# lotr and harry potter



## thenavdeepdahiya (Feb 15, 2013)

What if during a duel, the harry potter characters including voldermot and his army are transmitted to middle earth in the second century? Voldermot joins forces with sauron and Dumbledore with Gandalf? Harry joins Frodo to get rid of the ring while Hermione and Ron go with merry and pippin?
Wouldn't this world be awesome?


----------



## Sheilawisz (Feb 15, 2013)

That sounds indeed like a great combination, and I think that you can find some fanfictions similar to that if you look for them.

Wizards and Witches from the _Harry Potter_ world would alter the balance of power in Middle-earth, simply because the story of _The Lord of the Rings_ works in a world where Magic is a rather subtle and mysterious force instead of a flashy and more versatile style of Magic.

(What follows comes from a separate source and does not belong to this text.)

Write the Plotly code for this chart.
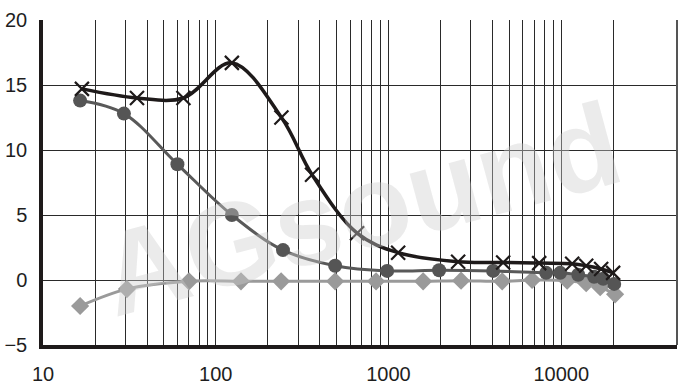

Middle-Earth regular armies would stand no chance against HP Wizards, while Dumbledore could just teleport all the way from the Shire to Mordor and drop the ring into the fire without the need to travel by foot. Anyway, it sounds like all the changes in Magic could provide a very crazy and entertaining story =)


----------



## thenavdeepdahiya (Feb 16, 2013)

I thought of an alternative
What if all the horcruxes get transported to middle earth, with harry, ron, and hermoine and to destroy the horcruxes they must drop them into the fires of mt. doom. Now sauron finds the horcuxes first and takes up all the power of voldermot.
This ca be epic


----------



## Fae (Feb 16, 2013)

if you cou make everything work, I guess it would be okay, though a bit troublesome and I have to say entirely unnecessary. Both tales are excellent on their own IMO


----------



## CupofJoe (Feb 17, 2013)

Personally I think that the LOTR world would unite against the HP world.
I can't see Sauron and Voldermort being friends any time soon and I love the image of Gandalf mounted on a Balrog - flanked by the Nazgul at the head of armies of countless Orcs, Elves, Men.
HP might have the individual power, but Middle Earth has numbers!!! really big numbers...


----------